-- start of SUPPLIED ENTRIES --
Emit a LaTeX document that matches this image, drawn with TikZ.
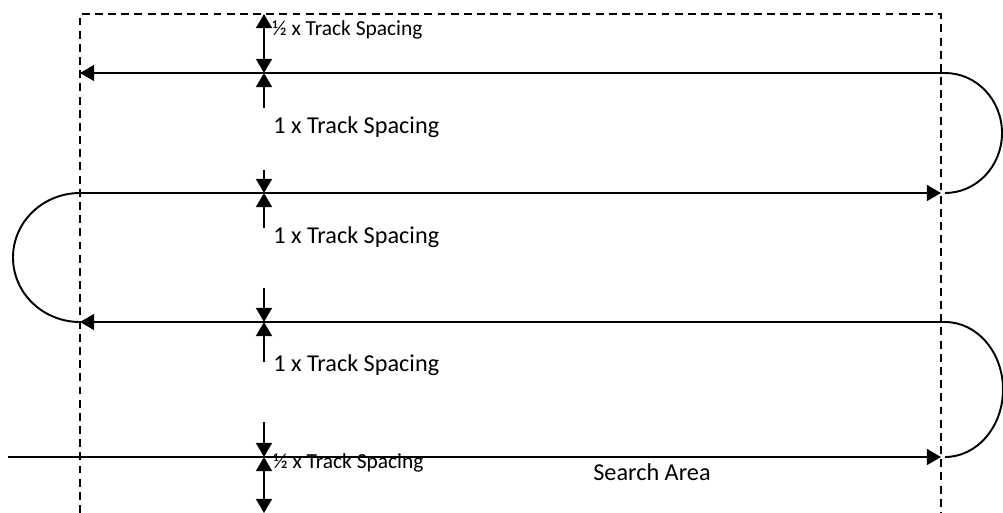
\documentclass[tikz,border=0pt]{standalone}
\usepackage{fontspec}
\setmainfont{Carlito}
\usetikzlibrary{arrows.meta}

\begin{document}
\begin{tikzpicture}[
    x=0.02cm, y=-0.02cm,
    border/.style={line width=1.1pt, dash pattern=on 4.5pt off 3pt},
    track/.style={line width=1.1pt, -{Triangle[length=8pt, width=9pt]}},
    turn/.style={line width=1.1pt},
    gap/.style={line width=1.1pt, -{Triangle[length=8pt, width=9pt]}},
    both/.style={line width=1.1pt, {Triangle[length=8pt, width=9pt]}-{Triangle[length=8pt, width=9pt]}},
    big/.style={anchor=west, inner sep=0pt, font=\fontsize{13.8}{15}\selectfont},
    small/.style={anchor=west, inner sep=0pt, font=\fontsize{12.2}{14}\selectfont}
]
\useasboundingbox (0,0) rectangle (1003,513);

% Search area (open at the bottom)
\draw[border] (80,513) -- (80,14) -- (941,14) -- (941,513);

% Track ends
\coordinate (t1r) at (945,73);  \coordinate (t1l) at (80,73);
\coordinate (t2l) at (80,193);  \coordinate (t2r) at (941,193);
\coordinate (t3r) at (945,322); \coordinate (t3l) at (80,322);
\coordinate (t4l) at (8,457);   \coordinate (t4r) at (941,457);

% Tracks
\draw[track] (t1r) -- (t1l);
\draw[track] (t2l) -- (t2r);
\draw[track] (t3r) -- (t3l);
\draw[track] (t4l) -- (t4r);

% Turns
\draw[turn] (t1r) arc[start angle=-90, end angle=90, x radius=57, y radius=60];
\draw[turn] (t2l) arc[start angle=270, end angle=90, x radius=67, y radius=64.5];
\draw[turn] (t3r) arc[start angle=-90, end angle=90, x radius=58, y radius=67.5];

% Spacing marks
\coordinate (m0) at (264,14);
\coordinate (m1) at (264,73);
\coordinate (m2) at (264,193);
\coordinate (m3) at (264,322);
\coordinate (m4) at (264,457);
\coordinate (m5) at (264,513);

\draw[both] (m0) -- (m1);
\draw[gap] (264,108) -- (m1);
\draw[gap] (264,170) -- (m2);
\draw[gap] (264,228) -- (m2);
\draw[gap] (264,288) -- (m3);
\draw[gap] (264,362) -- (m3);
\draw[gap] (264,422) -- (m4);
\draw[both] (m4) -- (m5);

% Labels
\node[small] (halftop) at (272,30) {½ x Track Spacing};
\node[big] (onea) at (273,127) {1 x Track Spacing};
\node[big] (oneb) at (273,237) {1 x Track Spacing};
\node[big] (onec) at (273,365) {1 x Track Spacing};
\node[small] (halfbot) at (273,463) {½ x Track Spacing};
\node[big] (area) at (593,472) {Search Area};

\end{tikzpicture}
\end{document}
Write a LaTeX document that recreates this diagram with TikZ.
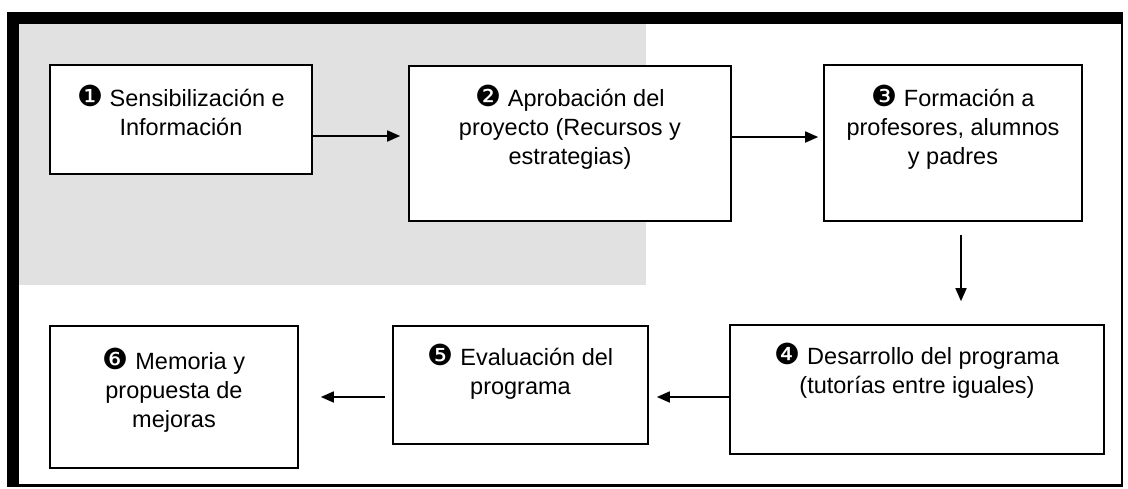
-- end of SUPPLIED ENTRIES --
## [WORK REQUIRED]
The listing above needs to be output again exactly. Don't include the pictures.

## [ANSWER IN FULL]
Emit a LaTeX document that matches this image, drawn with TikZ.
\documentclass[tikz,border=0pt]{standalone}
\usepackage{fontspec}
\setmainfont{Carlito}
\usetikzlibrary{arrows.meta}

\begin{document}
\begin{tikzpicture}[
    x=0.02cm, y=-0.02cm,
    border/.style={line width=1.1pt, dash pattern=on 4.5pt off 3pt},
    track/.style={line width=1.1pt, -{Triangle[length=8pt, width=9pt]}},
    turn/.style={line width=1.1pt},
    gap/.style={line width=1.1pt, -{Triangle[length=8pt, width=9pt]}},
    both/.style={line width=1.1pt, {Triangle[length=8pt, width=9pt]}-{Triangle[length=8pt, width=9pt]}},
    big/.style={anchor=west, inner sep=0pt, font=\fontsize{13.8}{15}\selectfont},
    small/.style={anchor=west, inner sep=0pt, font=\fontsize{12.2}{14}\selectfont}
]
\useasboundingbox (0,0) rectangle (1003,513);

% Search area (open at the bottom)
\draw[border] (80,513) -- (80,14) -- (941,14) -- (941,513);

% Track ends
\coordinate (t1r) at (945,73);  \coordinate (t1l) at (80,73);
\coordinate (t2l) at (80,193);  \coordinate (t2r) at (941,193);
\coordinate (t3r) at (945,322); \coordinate (t3l) at (80,322);
\coordinate (t4l) at (8,457);   \coordinate (t4r) at (941,457);

% Tracks
\draw[track] (t1r) -- (t1l);
\draw[track] (t2l) -- (t2r);
\draw[track] (t3r) -- (t3l);
\draw[track] (t4l) -- (t4r);

% Turns
\draw[turn] (t1r) arc[start angle=-90, end angle=90, x radius=57, y radius=60];
\draw[turn] (t2l) arc[start angle=270, end angle=90, x radius=67, y radius=64.5];
\draw[turn] (t3r) arc[start angle=-90, end angle=90, x radius=58, y radius=67.5];

% Spacing marks
\coordinate (m0) at (264,14);
\coordinate (m1) at (264,73);
\coordinate (m2) at (264,193);
\coordinate (m3) at (264,322);
\coordinate (m4) at (264,457);
\coordinate (m5) at (264,513);

\draw[both] (m0) -- (m1);
\draw[gap] (264,108) -- (m1);
\draw[gap] (264,170) -- (m2);
\draw[gap] (264,228) -- (m2);
\draw[gap] (264,288) -- (m3);
\draw[gap] (264,362) -- (m3);
\draw[gap] (264,422) -- (m4);
\draw[both] (m4) -- (m5);

% Labels
\node[small] (halftop) at (272,30) {½ x Track Spacing};
\node[big] (onea) at (273,127) {1 x Track Spacing};
\node[big] (oneb) at (273,237) {1 x Track Spacing};
\node[big] (onec) at (273,365) {1 x Track Spacing};
\node[small] (halfbot) at (273,463) {½ x Track Spacing};
\node[big] (area) at (593,472) {Search Area};

\end{tikzpicture}
\end{document}
Write a LaTeX document that recreates this diagram with TikZ.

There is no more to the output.